If you’re renewing online or by mail, your “after” stage is simpler: track your status through the official tools, watch your mailbox, and avoid booking a trip that depends on a passport you don’t yet have in hand.

Appointment Day Checklist

This table is built for the morning you walk out the door. It’s short on purpose so you can scan it on your phone in the parking lot.

Item To Check What “Good” Looks Like Fast Fix If It’s Not
Proof of travel Your name and travel date are visible Pull the airline itinerary email or print the confirmation page
Form completion All fields filled, signature present Bring a pen and review the form line by line before check-in
Passport photo Correct size, clear face, plain background Use a same-day photo service near the agency if needed
Name match Ticket name matches ID and application Contact the airline to correct the passenger name
Payment method You can pay the required fees Bring a backup card or a second accepted payment option
Arrival timing You arrive early with time for security screening Plan parking, transit, and building entry like an airport day

Simple Renewal Decision Checklist

If you’re still torn between booking an appointment and renewing from home, run this checklist. It keeps you honest about timing and eligibility.

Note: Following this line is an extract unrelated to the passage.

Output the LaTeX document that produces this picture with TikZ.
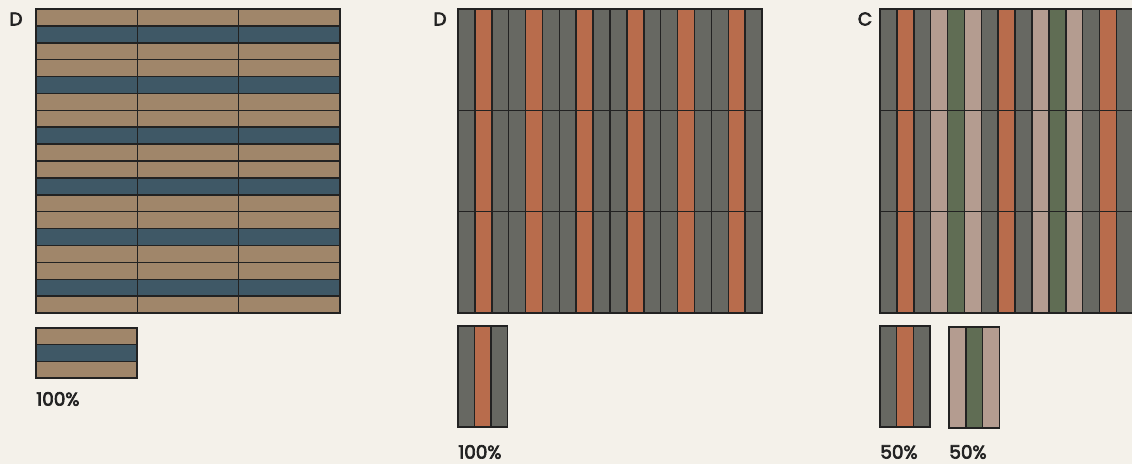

  • I have my current passport in hand. If not, I’m likely applying in person.
  • My last passport was issued when I was 16 or older. If not, I’m likely applying in person.
  • My travel date is close. If yes, I check the agency appointment rules and bring proof.
  • My travel date is not close. If yes, I renew online if eligible, or I renew by mail.
  • My name matches across documents. If not, I gather name-change paperwork and fix ticket names.
  • I can produce a compliant photo. If not, I schedule time to get one before I submit.

If you take one thing from this: most people don’t need an appointment to renew. Appointments are for the urgent lane. When you do need one, the win comes from preparation: correct lane, correct proof, correct photo, and a folder that’s ready before you step inside.